Triste historia de la semilla

En aquellos años de mi niñez y adolescencia, escuchaba decir a mi padre y a mi abuelo que el campesino que se comía la semilla estaba perdido. La semilla, así considerada, era señal de continuidad de cada cosecha. Por ejemplo, se escogían las mejores mazorcas y de ellas los granos gordos para sembrarlos el próximo año. Los vecinos intercambiaban semilla y así, cada año, se iba mejorando la que era sembrada.
A lo largo de milenios de trabajo, la observación y la inteligencia iban mejorando lo que era sembrado; resultado del avance de una cultura puesto que lo arriba dicho era repetido en todas partes y a lo largo de centurias. A este esfuerzo se sumaron con el tiempo universidades y centros de investigación que mejoraban semillas en beneficio de la sociedad. En nuestro continente había por todo ello variedad genética.

De repente, la investigación combina la codicia con el trabajo de milenios Centros de investigación desarrollan ciertas características en la semilla producida por el avance de milenios y, lo inconcebible, logran que en los Estados Unidos la Corte Suprema autorice que se patenten formas de vida y que tales patentes estén protegidas por leyes que vela por la “propiedad intelectual”.

Si un laboratorio introduce un cambio genético en una semilla puede patentarlo en beneficio propio y, por lo tanto, en perjuicio de la humanidad; ¿podrían hacer lo mismo quienes por miles de años mejoraron la semilla partiendo de la creación y cooperando con el desarrollo sostenible? Claro que no, loas poseedores del “poder” se protegen entre sí y los campesinos no pueden probar su contribución, ni mucho menos individualizar los méritos de sus logros. La Corte Suprema de los Estados Unidos, por una mera interpretación, puso en manos de unas pocas corporaciones la suerte de la semilla y con ella la suerte de la agricultura y la alimentación en su propio país.

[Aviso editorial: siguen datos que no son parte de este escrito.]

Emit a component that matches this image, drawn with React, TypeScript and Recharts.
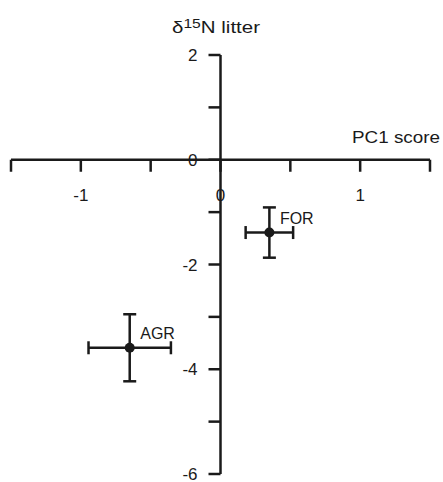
import React from 'react';
import { ScatterChart, Scatter, XAxis, YAxis, ReferenceLine, ErrorBar } from 'recharts';

// site means with standard errors
const sites = ['FOR', 'AGR'];
const pc1Score = [0.35, -0.65];
const pc1Err = [0.17, 0.295];
const d15N = [-1.39, -3.59];
const d15NErr = [0.48, 0.64];

// axis ticks
const xTicks = [-1.5, -1, -0.5, 0, 0.5, 1, 1.5];
const xTickLabels = [-1, 0, 1];
const yTicks = [2, 1, 0, -1, -2, -3, -4, -5, -6];
const yTickLabels = [2, 0, -2, -4, -6];

const INK = '#1a1a1a';
const FONT = '"Liberation Sans", Arial, Helvetica, sans-serif';

const points = sites.map((name, i) => ({
  name,
  x: pc1Score[i],
  y: d15N[i],
  ex: pc1Err[i],
  ey: d15NErr[i],
}));

const xTickData = xTicks.map((v) => ({ x: v, y: 0, label: xTickLabels.includes(v) ? String(v) : '' }));
const yTickData = yTicks.map((v) => ({ x: 0, y: v, label: yTickLabels.includes(v) ? String(v) : '' }));

const XTick = (props: any) => {
  const { cx, cy, payload } = props;
  return (
    <g>
      <line x1={cx} y1={cy} x2={cx} y2={cy + 12} stroke={INK} strokeWidth={2.5} />
      {payload.label && (
        <text x={cx} y={cy + 41} textAnchor="middle" fontSize={17} fontFamily={FONT} fill={INK}>
          {payload.label}
        </text>
      )}
    </g>
  );
};

const YTick = (props: any) => {
  const { cx, cy, payload } = props;
  return (
    <g>
      <line x1={cx} y1={cy} x2={cx - 12} y2={cy} stroke={INK} strokeWidth={2.5} />
      {payload.label && (
        <text x={cx - 23} y={cy + 6} textAnchor="end" fontSize={17} fontFamily={FONT} fill={INK}>
          {payload.label}
        </text>
      )}
    </g>
  );
};

const SiteDot = (props: any) => {
  const { cx, cy, payload } = props;
  return (
    <g>
      <circle cx={cx} cy={cy} r={5} fill={INK} />
      <text x={cx + 10.5} y={cy - 8.7} fontSize={16} fontFamily={FONT} fill={INK}>
        {payload.name}
      </text>
    </g>
  );
};

export default function App() {
  return (
    <div style={{ position: 'relative', width: 443, height: 482, background: '#fff' }}>
      <style>{`body{margin:0}`}</style>
      <ScatterChart width={443} height={482} margin={{ top: 55, right: 13, bottom: 8, left: 11 }}>
        <XAxis dataKey="x" type="number" domain={[-1.5, 1.5]} hide />
        <YAxis dataKey="y" type="number" domain={[-6, 2]} hide />

        {/* axes cross at the origin */}
        <ReferenceLine y={0} stroke={INK} strokeWidth={2.5} />
        <ReferenceLine x={0} stroke={INK} strokeWidth={2.5} />

        <Scatter data={xTickData} shape={XTick} isAnimationActive={false} />
        <Scatter data={yTickData} shape={YTick} isAnimationActive={false} />

        <Scatter data={points} shape={SiteDot} isAnimationActive={false}>
          <ErrorBar dataKey="ex" direction="x" width={6.5} stroke={INK} strokeWidth={2.5} />
          <ErrorBar dataKey="ey" direction="y" width={6.5} stroke={INK} strokeWidth={2.5} />
        </Scatter>
      </ScatterChart>

      <svg width={443} height={482} style={{ position: 'absolute', top: 0, left: 0, pointerEvents: 'none' }}>
        <text x={352} y={143} fontSize={17} fontFamily={FONT} fill={INK} textLength={88} lengthAdjust="spacingAndGlyphs">
          PC1 score
        </text>
        <text x={172} y={33} fontSize={17} fontFamily={FONT} fill={INK} textLength={88} lengthAdjust="spacingAndGlyphs">
          δ
          <tspan fontSize={13} dy={-5}>15</tspan>
          <tspan dy={5}>N litter</tspan>
        </text>
      </svg>
    </div>
  );
}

Pero el poder de la codicia es increíble, con motivo de las ideas de “libre comercio” y de “globalización”, en 1992 se firma y se entra en vigencia el tratado de Libre Comercio de Norteamérica y con éste se les impone a los países firmantes la aceptación de las leyes de la propiedad intelectual vigentes en Estados Unidos. A partir de ese momento la presión se cierne sobre el planeta entero, a cuyos países se les dice y presiona para que acepten las normas de protección a la propiedad intelectual típicas de la nación del Norte como condición básica para tratar con ella en lo económico y financiero. Es de aclarar que la semilla patentada (o eventualmente el animal de una raza patentada) deberá pagar cada cosecha los derechos que la patente demande y será presa del uso de determinados fertilizantes, pesticidas, puesto que la semilla condiciona su consumo.

La civilización a la que pertenecemos, planetaria y diversa como es, se ha negado por milenios a aceptar la imposición de monopolios sobre materia viva por consideraciones de carácter cultural, ético, sociológico, religioso, natural, legal y tecnológico.

Hoy, para algunos economistas y políticos, las consideraciones religiosas, éticas, culturales y sociológicas, no son de importancia; lo tecnológico lo vencen con capacidad y conocimiento; lo legal lo arreglan por ser la vía del uso del dinero y lo natural es también superado por la falta de ética y oral, que olvidan con facilidad corrupta que el hacerse dueño de un don de la naturaleza que pertenece a la humanidad es un delito. Sobre todo si se impone tal pertenencia en razón del poder político, militar o económico, como sucede en nuestros días.

En ese nuestro mundo en que los jefes de gobierno de los países pequeños buscan dueños para ellos y para sus pueblos cuando visitan la meca del dinero, resulta difícil que se comprometan a defender –junto con sus pueblos- la suerte de la semilla, de la materia viva.
Quienes han visto a las grandes corporaciones buscando –y desgraciadamente obteniendo- apertura y privatizaciones de empresas y servicios públicos y creen que ello es “aceptable” es hora de que se den cuenta de que también pretenden obtener –y lo están logrando con la corrupta complicidad de muchos- la privatización de la materia viva y con ella la privatización de la agricultura y la producción de comida, valga decirlo de manera clara, la privatización de la totalidad de los bienes comunes.

Entre otras muchas razones, el no aceptar, como Presidente de Costa Rica, que nuestra vida quedara sujeta del todo a la privatización –_“privatización de la biodiversidad”_, imagínese- fue base para no aceptar que mi país firmara los compromisos impuestos por el Gatt, hoy conocido como Organización Mundial de Comercio y por la Unión Internacional para la protección de obtenciones vegetales (UPOV). Mi cultura costarricense me enseña a pensar que, quien no tiene semilla, está perdido.